Touch Press has several other apps that focus on specific works. The most impressive is Beethoven’s 9th Symphony ($14). (There’s also a free version that you can try out and upgrade with an in-app purchase.) In this app, you go in-depth with what is considered to be the finest symphony ever written. You can compare four different full recordings from Deutsche Grammophon: Ferenc Fricsay, from 1958, Herbert von Karajan, from 1962, Leonard Bernstein, from 1979, and John Eliot Gardiner, from 1992. You can switch from one to another to appreciate the way each conductor performs the work, and the Bernstein version also has a full video of a performance. There is a wealth of information about the symphony in text, and in a dozen video interviews with performers and conductors. 


Discover Beethoven’s 9th symphony, and compare different recordings.

Other Touch Press apps look at Liszt’s Piano Sonata and Vivaldi’s Four Seasons, and the developer is working on more apps that use the same approach.


Learn more about Beethoven’s 3rd symphony in this enhanced book.
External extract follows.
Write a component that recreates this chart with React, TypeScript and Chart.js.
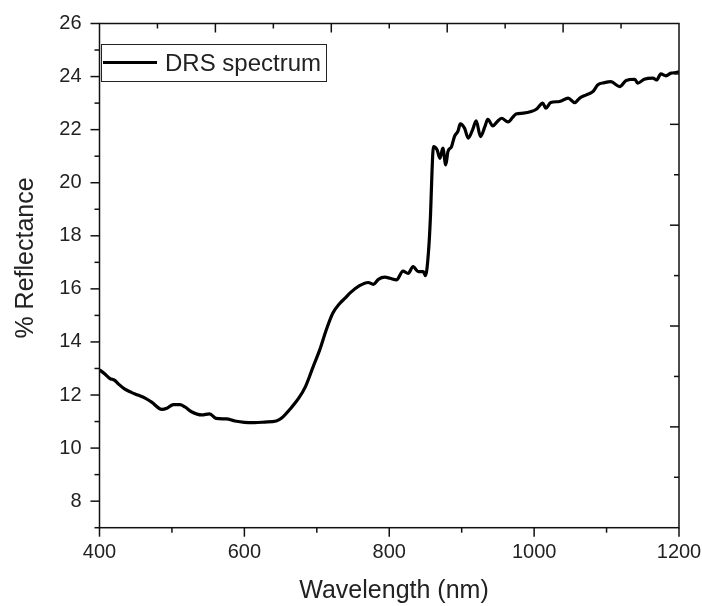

Finally, there are some enhanced books that also examine great classical works. Erudition Digital’s Beethoven’s Symphony No. 3 “Eroica,” ($8) by Matthew Rye, looks at this work in detail: It shows excerpts from the score and discusses each section of the work with explanations and musical examples. The presentation is a bit dry, and these books are best for those who read music, but if you want to learn more about some great works, these books will help you. (There’s also a book about Bach’s Mass in B Minor, with other titles coming soon.

So if you’re new to classical music, or want to learn more, or even get your kids interested in this music, check out some of these apps and books that are both informative and entertaining.

Editor’s note: This article was updated on October 22 to correct a typo and add an App Store link to Beethoven’s Symphony No. 3 “Eroica.”